GSP adds to legacy after beating Diaz
MONTREAL — The Georges St-Pierre legacy grows, with another battered body in the UFC welterweight champion’s wake.
The latest victim is Nick Diaz, whose bizarre pre-fight attempts to get into St-Pierre’s head were rewarded by a lopsided five-round beating at UFC 158 before 20,145 at the Bell Centre on Saturday night.
“He fought the perfect fight,” UFC president Dana White said of St-Pierre.
All three judges scored it 50-45 for the champion, awarding him all five rounds.
St-Pierre’s 11th straight win adds to his glittering UFC pedigree. The 31-year-old from Montreal has not lost in almost six years, since UFC 69 in April 2007 (a loss he avenged a year later when he won his 170-pound title back from Matt Serra at UFC 83).
St-Pierre (24-2) celebrated his eighth straight successful UFC title defence, second only to middleweight champion Anderson Silva’s 10. He also tied Silva with most championship fights wins (11)
The Canadian also moved into second place in most championship fights (13). And he now holds the UFC record for most championship rounds at 47, surpassing Randy (The Natural) Couture’s 44.
St-Pierre upped his UFC career record of takedowns to 84, landing nine of 16 against Diaz.
The 170-pound champion doesn’t deliver the highlight-reel finishes some MMA fans crave — seven of his title defences have gone to a decision, after all. But he dominates his opposition, taking them to places they don’t want to go.
“He does a great job at taking guys not only out of their game plan but completely out of their element,” White said admiringly.
As expected, St-Pierre used his wrestling to control the chirpy challenger, rag-dolling him at times and bullying him on the ground. While St-Pierre dominated on the ground, he did not pass guard as he often does. The champion cited Diaz’s slippery jiu-jitsu style and his own fatigue as the fight wore on.
St-Pierre also used his jab and kicks to damage Diaz in the standup game.
Diaz, a talented boxer, came into the fight on the back of two performances in which he landed more than 100 significant strikes — 105 in his UFC 143 loss to Carlos (The Natural Born Killer) Condit and 178 in his UFC 137 win over former champion B.J. Penn.
Against St-Pierre, he managed just 41 while the champion landed 105. St-Pierre led 210-80 in total strikes.
The game plan was to fight at kickboxing range — “All the way in or all the way out,” St-Pierre explained — rather than boxing range.
Credit Diaz that he managed to stop some takedowns later in the fight and scored with some punches of his own.
Despite the outcome, Diaz (27-9-0 with one no contest) couldn’t resist another jibe.
“This guy has no punching power, no offence, you’re a wrestler,” Diaz told the champion at the post-fight news conference.
Then he also said: “I appreciate he’s a great fighter. He does what he does to win.”
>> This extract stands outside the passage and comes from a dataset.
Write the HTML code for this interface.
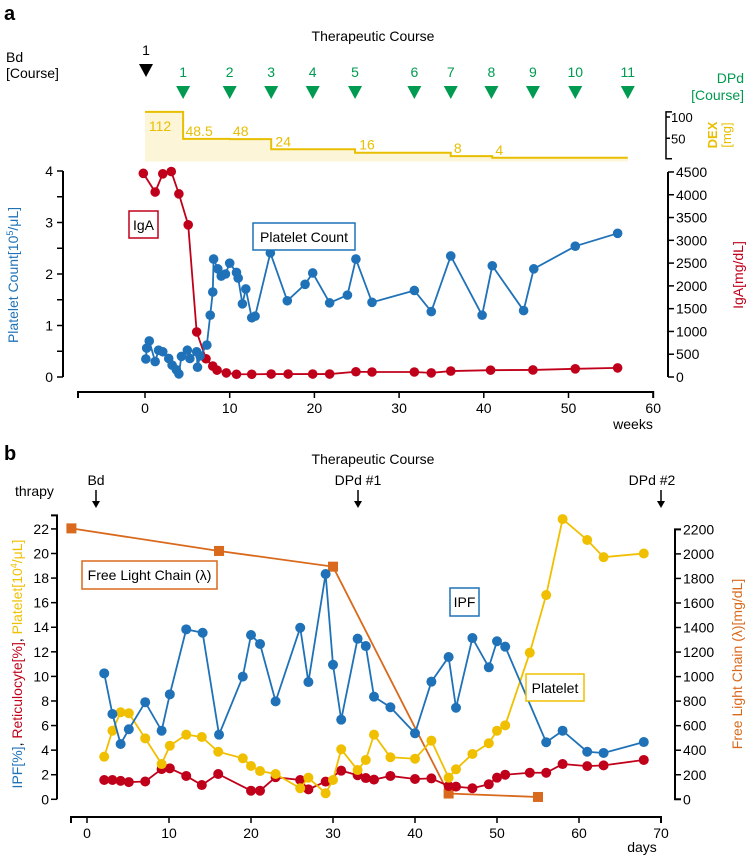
<!DOCTYPE html>
<html><head><meta charset="utf-8">
<style>
html,body{margin:0;padding:0;background:#fff;}
svg{display:block;font-family:"Liberation Sans","DejaVu Sans",sans-serif;}
</style></head>
<body>
<svg id="chart" width="750" height="856" viewBox="0 0 750 856" xmlns="http://www.w3.org/2000/svg">
  <text x="4" y="20" font-size="20" font-weight="bold">a</text>
  <text x="373" y="41" font-size="14" text-anchor="middle">Therapeutic Course</text>
  <text x="6" y="62" font-size="14">Bd</text>
  <text x="6" y="78" font-size="14">[Course]</text>
  <text x="146" y="55" font-size="14" text-anchor="middle">1</text>
  <polygon points="139,64 153,64 146,77" fill="#000"/>
  <text x="744" y="83" font-size="14" fill="#009a50" text-anchor="end">DPd</text>
  <text x="744" y="100" font-size="14" fill="#009a50" text-anchor="end">[Course]</text>
  <g id="dpd"></g>
  <g id="dex"></g>
  <text transform="translate(717,135) rotate(-90)" font-size="13" fill="#e8bf00" text-anchor="middle" font-weight="bold">DEX</text>
  <text transform="translate(731,135) rotate(-90)" font-size="13" fill="#e8bf00" text-anchor="middle">[mg]</text>
  <g id="pa"></g>
  <text transform="translate(18,275) rotate(-90)" font-size="14" fill="#1f72b8" text-anchor="middle">Platelet Count[10<tspan font-size="9" dy="-5">5</tspan><tspan dy="5">/μL]</tspan></text>
  <text transform="translate(743,275) rotate(-90)" font-size="14" fill="#c0001a" text-anchor="middle">IgA[mg/dL]</text>
  <text x="633" y="429" font-size="14" text-anchor="middle">weeks</text>
  <rect x="129" y="211" width="29" height="27" fill="#fff" stroke="#c0001a" stroke-width="1.5"/>
  <text x="143.5" y="230" font-size="14" text-anchor="middle">IgA</text>
  <rect x="253" y="223" width="102" height="27" fill="#fff" stroke="#1f72b8" stroke-width="1.5"/>
  <text x="304" y="242" font-size="14" text-anchor="middle">Platelet Count</text>

  <text x="4" y="460" font-size="20" font-weight="bold">b</text>
  <text x="373" y="464" font-size="14" text-anchor="middle">Therapeutic Course</text>
  <text x="15" y="496" font-size="14">thrapy</text>
  <text x="96" y="485" font-size="14" text-anchor="middle">Bd</text>
  <text x="358" y="485" font-size="14" text-anchor="middle">DPd #1</text>
  <text x="652" y="485" font-size="14" text-anchor="middle">DPd #2</text>
  <g stroke="#000" stroke-width="1.5" fill="#000">
    <line x1="96" y1="490" x2="96" y2="502"/><polygon points="92,501 100,501 96,508" stroke="none"/>
    <line x1="358" y1="490" x2="358" y2="502"/><polygon points="354,501 362,501 358,508" stroke="none"/>
    <line x1="661" y1="490" x2="661" y2="502"/><polygon points="657,501 665,501 661,508" stroke="none"/>
  </g>
  <g id="pb"></g>
  <text transform="translate(22,664) rotate(-90)" font-size="14" text-anchor="middle"><tspan fill="#1f72b8">IPF[%]</tspan><tspan fill="#000">, </tspan><tspan fill="#c0001a">Reticulocyte[%]</tspan><tspan fill="#000">, </tspan><tspan fill="#f0c000">Platelet[10<tspan font-size="9" dy="-5">4</tspan><tspan dy="5">/μL]</tspan></tspan></text>
  <text transform="translate(742,664) rotate(-90)" font-size="14" fill="#d9691c" text-anchor="middle">Free Light Chain (λ)[mg/dL]</text>
  <text x="642" y="852" font-size="14" text-anchor="middle">days</text>
  <rect x="82" y="561" width="135" height="28" fill="#fff" stroke="#d9691c" stroke-width="1.5"/>
  <text x="149.5" y="580" font-size="14" text-anchor="middle">Free Light Chain (λ)</text>
  <rect x="450" y="588" width="29" height="28" fill="#fff" stroke="#1f72b8" stroke-width="1.5"/>
  <text x="464.5" y="607" font-size="14" text-anchor="middle">IPF</text>
  <rect x="526" y="674" width="58" height="27" fill="#fff" stroke="#f0c000" stroke-width="1.5"/>
  <text x="555" y="693" font-size="14" text-anchor="middle">Platelet</text>
</svg>
<script>
// ---------- Panel a data ----------
const dpdCourses = [1,2,3,4,5,6,7,8,9,10,11];
const dpdWeeks = [4.5,10,14.9,19.8,24.8,31.8,36.1,40.9,45.8,50.8,57];
const dexStart = [0,4.5,10,14.9,24.8,36.1,41];
const dexEnd = [4.5,10,14.9,24.8,36.1,41,57];
const dexDose = [112,48.5,48,24,16,8,4];
const dexLabels = ["112","48.5","48","24","16","8","4"];
const dexTicks = [50,100];
const plateletWeeks = [0.1,0.2,0.5,1.2,1.6,2.1,2.8,3.2,3.7,4.0,4.3,5.0,5.3,6.1,6.2,6.5,7.3,7.7,8.0,8.1,8.6,9.0,9.5,10.0,10.8,11.0,11.5,11.9,12.6,13.0,14.8,16.8,18.9,19.8,21.8,23.9,24.9,26.8,31.8,33.8,36.1,39.8,41.0,44.7,45.9,50.8,55.8];
const plateletCount = [0.35,0.56,0.7,0.3,0.52,0.49,0.36,0.23,0.14,0.06,0.4,0.52,0.36,0.49,0.19,0.41,0.62,1.2,1.65,2.29,2.1,1.96,2.0,2.21,2.03,1.92,1.42,1.71,1.15,1.18,2.41,1.48,1.8,2.02,1.44,1.59,2.29,1.45,1.68,1.27,2.35,1.2,2.16,1.29,2.1,2.54,2.79];
const igaWeeks = [-0.2,1.2,2.1,3.1,4.0,5.1,6.1,7.2,8.0,8.5,9.6,10.8,12.6,14.9,16.9,19.8,21.8,24.9,26.8,31.8,33.8,36.1,40.8,45.8,50.8,55.8];
const igaValues = [4470,4060,4460,4510,4020,3340,990,400,240,150,90,60,60,65,65,65,65,115,110,110,90,130,150,155,180,200];
const weekTicks = [0,10,20,30,40,50,60];
const plateletTicks = [0,1,2,3,4];
const igaTicks = [0,500,1000,1500,2000,2500,3000,3500,4000,4500];

// ---------- Panel b data ----------
const ipfDays = [2.1,3.1,4.1,5.1,7.1,9.1,10.1,12.1,14.1,16.1,19.0,20.0,21.1,23.0,26.0,27.0,29.1,30.0,31.0,33.0,34.0,35.0,37.0,40.0,42.0,44.1,45.0,47.0,49.0,50.0,51.0,56.0,58.0,61.0,63.0,67.9];
const ipfValues = [10.25,6.94,4.5,5.7,7.9,5.58,8.54,13.83,13.55,5.26,9.98,13.37,12.64,7.97,13.96,9.54,18.33,10.95,6.48,13.07,12.47,8.35,7.49,5.37,9.57,11.58,7.45,13.12,10.74,12.86,12.42,4.64,5.58,3.87,3.77,4.66];
const pltDays = [2.1,3.1,4.1,5.1,7.1,9.1,10.1,12.1,14.0,16.0,19.0,20.0,21.1,23.0,26.0,27.0,29.1,30.0,31.0,33.0,34.0,35.0,37.0,40.0,42.0,44.1,45.0,47.0,49.0,50.0,51.0,54.0,56.0,58.0,61.0,63.0,67.9];
const pltValues = [3.47,5.58,7.08,7.0,4.96,2.87,4.36,5.26,5.07,3.87,3.34,2.71,2.3,2.06,0.9,1.76,0.49,1.57,4.07,2.38,3.2,5.26,3.42,3.3,4.77,1.76,2.44,3.69,4.56,5.58,6.02,11.93,16.62,22.8,21.1,19.7,20.0];
const retDays = [2.1,3.1,4.1,5.1,7.1,9.1,10.1,12.1,14.0,16.0,20.0,21.1,23.0,26.0,27.0,29.1,31.0,33.0,34.0,35.0,37.0,40.0,42.0,44.1,45.0,47.0,49.0,50.0,51.0,54.0,56.0,58.0,61.0,63.0,67.9];
const retValues = [1.57,1.57,1.5,1.4,1.45,2.46,2.52,1.9,1.16,2.06,0.7,0.7,1.8,1.57,0.81,1.44,2.33,1.96,1.73,1.6,1.9,1.65,1.7,1.08,1.03,0.9,1.22,1.76,2.0,2.16,2.16,2.87,2.7,2.76,3.2];
const flcDays = [-1.9,16.1,30.0,44.1,55.0];
const flcValues = [2208,2024,1896,47,19];
const dayTicks = [0,10,20,30,40,50,60,70];
const leftBTicks = [0,2,4,6,8,10,12,14,16,18,20,22];
const flcTicks = [0,200,400,600,800,1000,1200,1400,1600,1800,2000,2200];

const xa = w => 145 + 8.47*w;
const ya = v => 377 - 51.5*v;
const yi = v => 377 - v*0.04556;
const yd = v => 159.5 - 0.425*v;
const xb = d => 87 + 8.2*d;
const yb = v => 799.3 - 12.29*v;
const yf = v => 799.3 - v*0.1227;

const NS = "http://www.w3.org/2000/svg";
function mk(tag, parent, attrs){
  const e = document.createElementNS(NS, tag);
  for (const k in attrs) e.setAttribute(k, attrs[k]);
  parent.appendChild(e);
  return e;
}
const C = {blue:"#1f72b8", red:"#c0001a", yellow:"#f0c000", orange:"#d9691c", green:"#009a50", dex:"#e8bf00"};

const gd = document.getElementById("dpd");
dpdWeeks.forEach((w,i)=>{
  const x = xa(w);
  const t = mk("text", gd, {x:x, y:77, "font-size":14, fill:C.green, "text-anchor":"middle"});
  t.textContent = dpdCourses[i];
  
  
  const p = mk("polygon", gd, {points:`${x-7},86 ${x+7},86 ${x},99`, fill:C.green});
  
  
});

const gx = document.getElementById("dex");
let fillPts = `${xa(dexStart[0])},${yd(0)+2} `;
let linePts = "";
dexDose.forEach((v,i)=>{
  fillPts += `${xa(dexStart[i])},${yd(v)} ${xa(dexEnd[i])},${yd(v)} `;
  linePts += `${xa(dexStart[i])},${yd(v)} ${xa(dexEnd[i])},${yd(v)} `;
});
fillPts += `${xa(dexEnd[dexEnd.length-1])},${yd(0)+2}`;
const df = mk("polygon", gx, {points:fillPts, fill:"#fdf5d8", stroke:"none"});


const dl = mk("polyline", gx, {points:linePts, fill:"none", stroke:C.dex, "stroke-width":2});


const dexLabelOffX = [15,16,11,12,12,7,7];
dexDose.forEach((v,i)=>{
  const t = mk("text", gx, {x:xa(dexStart[i])+dexLabelOffX[i], y:yd(v)+ (i===0?19:-3), "font-size":14, fill:C.dex, "text-anchor":"middle"});
  t.textContent = dexLabels[i];
  
  
});
const dsp = mk("path", gx, {d:`M672,${yd(112)} H666 V${yd(4)+1} H672`, fill:"none", stroke:"#000", "stroke-width":1.5});


dexTicks.forEach(v=>{
  const t = mk("text", gx, {x:671, y:yd(v)+5, "font-size":13});
  t.textContent = v;
  
  
  const l = mk("line", gx, {x1:666, x2:670, y1:yd(v), y2:yd(v), stroke:"#000", "stroke-width":1.5});
  
  
});

const ga = document.getElementById("pa");
const ax1 = mk("path", ga, {d:`M63,${ya(4)} V${ya(0)}`, stroke:"#000", "stroke-width":2, fill:"none"});


for (let v=0; v<=4; v+=0.5){
  const l = mk("line", ga, {x1:57, x2:63, y1:ya(v), y2:ya(v), stroke:"#000", "stroke-width":1.5});
  
  
}
plateletTicks.forEach(v=>{
  const t = mk("text", ga, {x:53, y:ya(v)+5, "font-size":14, "text-anchor":"end"});
  t.textContent = v;
  
  
});
const ax2 = mk("path", ga, {d:`M668,${yi(4500)} V${yi(0)}`, stroke:"#000", "stroke-width":2, fill:"none"});


igaTicks.forEach(v=>{
  const l = mk("line", ga, {x1:668, x2:674, y1:yi(v), y2:yi(v), stroke:"#000", "stroke-width":1.5});
  
  
  const t = mk("text", ga, {x:676, y:yi(v)+5, "font-size":14});
  t.textContent = v;
  
  
});
const ax3 = mk("path", ga, {d:`M78,398 V392 H${xa(60)} V398`, stroke:"#000", "stroke-width":2, fill:"none"});


weekTicks.forEach(v=>{
  const l = mk("line", ga, {x1:xa(v), x2:xa(v), y1:392, y2:398, stroke:"#000", "stroke-width":1.5});
  
  
  const t = mk("text", ga, {x:xa(v), y:413, "font-size":14, "text-anchor":"middle"});
  t.textContent = v;
  
  
});

function series(g, xs, ys, fx, fy, color, r, name, square){
  const pts = xs.map((x,i)=>`${fx(x)},${fy(ys[i])}`).join(" ");
  const pl = mk("polyline", g, {points:pts, fill:"none", stroke:color, "stroke-width":1.8});
  
  
  xs.forEach((x,i)=>{
    let m;
    if (square) m = mk("rect", g, {x:fx(x)-r, y:fy(ys[i])-r, width:2*r, height:2*r, fill:color});
    else m = mk("circle", g, {cx:fx(x), cy:fy(ys[i]), r:r, fill:color});
    
    
  });
}
series(ga, igaWeeks, igaValues, xa, yi, C.red, 4.8, "iga");
series(ga, plateletWeeks, plateletCount, xa, ya, C.blue, 4.8, "platelet-count");

const gb = document.getElementById("pb");
const bx1 = mk("path", gb, {d:`M51,${yb(23.1)} H57 V${yb(0)}`, stroke:"#000", "stroke-width":2, fill:"none"});


leftBTicks.forEach(v=>{
  const l = mk("line", gb, {x1:51, x2:57, y1:yb(v), y2:yb(v), stroke:"#000", "stroke-width":1.5});
  
  
  const t = mk("text", gb, {x:49, y:yb(v)+5, "font-size":14, "text-anchor":"end"});
  t.textContent = v;
  
  
});
const bx2 = mk("path", gb, {d:`M681,${yf(2200)} H675 V${yf(0)} H681`, stroke:"#000", "stroke-width":2, fill:"none"});


flcTicks.forEach(v=>{
  const l = mk("line", gb, {x1:675, x2:681, y1:yf(v), y2:yf(v), stroke:"#000", "stroke-width":1.5});
  
  
  const t = mk("text", gb, {x:683, y:yf(v)+5, "font-size":14});
  t.textContent = v;
  
  
});
const bx3 = mk("path", gb, {d:`M71,823 V817 H${xb(70)} V823`, stroke:"#000", "stroke-width":2, fill:"none"});


dayTicks.forEach(v=>{
  const l = mk("line", gb, {x1:xb(v), x2:xb(v), y1:817, y2:823, stroke:"#000", "stroke-width":1.5});
  
  
  const t = mk("text", gb, {x:xb(v), y:838, "font-size":14, "text-anchor":"middle"});
  t.textContent = v;
  
  
});
series(gb, flcDays, flcValues, xb, yf, C.orange, 5, "flc", true);
series(gb, retDays, retValues, xb, yb, C.red, 5, "reticulocyte");
series(gb, pltDays, pltValues, xb, yb, C.yellow, 5, "platelet-b");
series(gb, ipfDays, ipfValues, xb, yb, C.blue, 5, "ipf");
</script>
</body></html>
St-Pierre may not be a knockout artist, but he won the standup game. Stitches on Diaz’s left eyebrow and lumps around his eyes told the tale of a fight in which St-Pierre hit him 40 times in the head in the first round alone.
In spite of the one-sided scoring and statistics, the champion also looked like he had been in a fight. St-Pierre came to the news conference with an icepack for the second fight in a row, explaining he bruises easily around the face.
In fact, the 31-year-old from Montreal looked like someone had rubbed sandpaper over this face. Welts dotted his nose and forehead and his left eye was red and swollen.
Since undergoing reconstructive knee surgery and an 18-month layoff, St-Pierre has fought twice in four months. He is now headed “somewhere exotic” for a vacation.
“I need to get out of Montreal,” St-Pierre said. “I’m going to take a week off and forget about my crazy life for a little bit.”